# My Loft Design. Anything I should add? Remove?



## wcloft (Nov 25, 2016)

Im in the process of coming up with both funds and a design for my new pigeon loft. This loft is being built do I can breed my pigeons. What I plan to do with the pigeons is help 4H youth learn about pigeons and help them get their own pigeons. (Ive got a gofundme explaining this more in depth) Is there anything that I should change in my design? Anything I should get rid of? 
I built a version of it in sketchup. Some stuff isnt to scale, vents are not going to span across the top like they do in the design. I plan on adding vents at the bottom as well. Its just to get an idea as to what I am doing with it. This loft is for homing pigeons as well. 

you can see the video here of the loft. 
https://i.gyazo.com/91569f7bf568e0c1c228cbfa464255fb.mp4


----------



## Ladygrey (Dec 10, 2016)

I think it would be good to have another section for just weaned birds, and your flying team. The breeders should not be let out and only pairs in the breeding area which should be separate from the non breeders.


----------



## wcloft (Nov 25, 2016)

Ladygrey said:


> I think it would be good to have another section for just weaned birds, and your flying team. The breeders should not be let out and only pairs in the breeding area which should be separate from the non breeders.

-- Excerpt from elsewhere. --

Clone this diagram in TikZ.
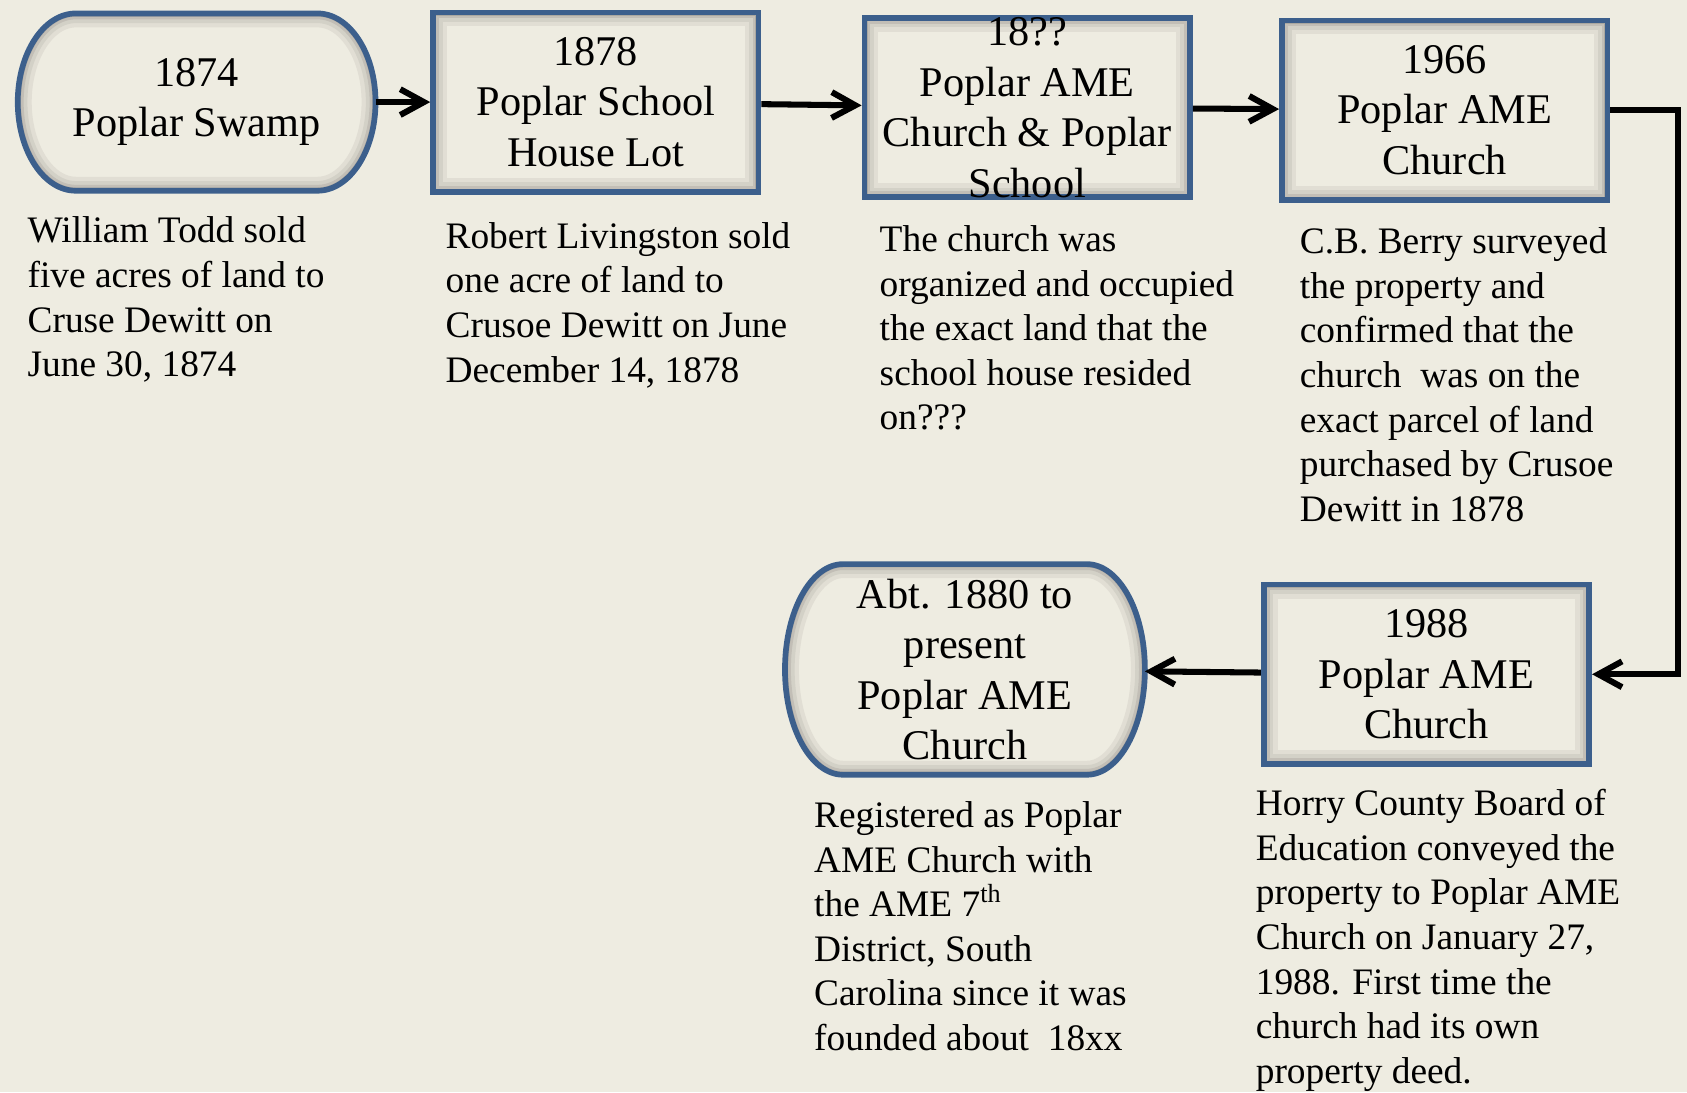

Ok, I also have another loft, smaller but I will probably keep younger birds in it.


----------



## Ladygrey (Dec 10, 2016)

wcloft said:


> Ok, I also have another loft, smaller but I will probably keep younger birds in it.


Oh ok, as long as you have a separate section for pairs breeding. The pairs you do not breed you can have nest boxes as they don't stop laying , but you would not let them raise young in the main flying loft with the trap door. Too much crazy territorial stuff happening in the main loft. pairs that are allowed to breed in a space just for them tend to have less stress and issues with interruption of raising their young.


----------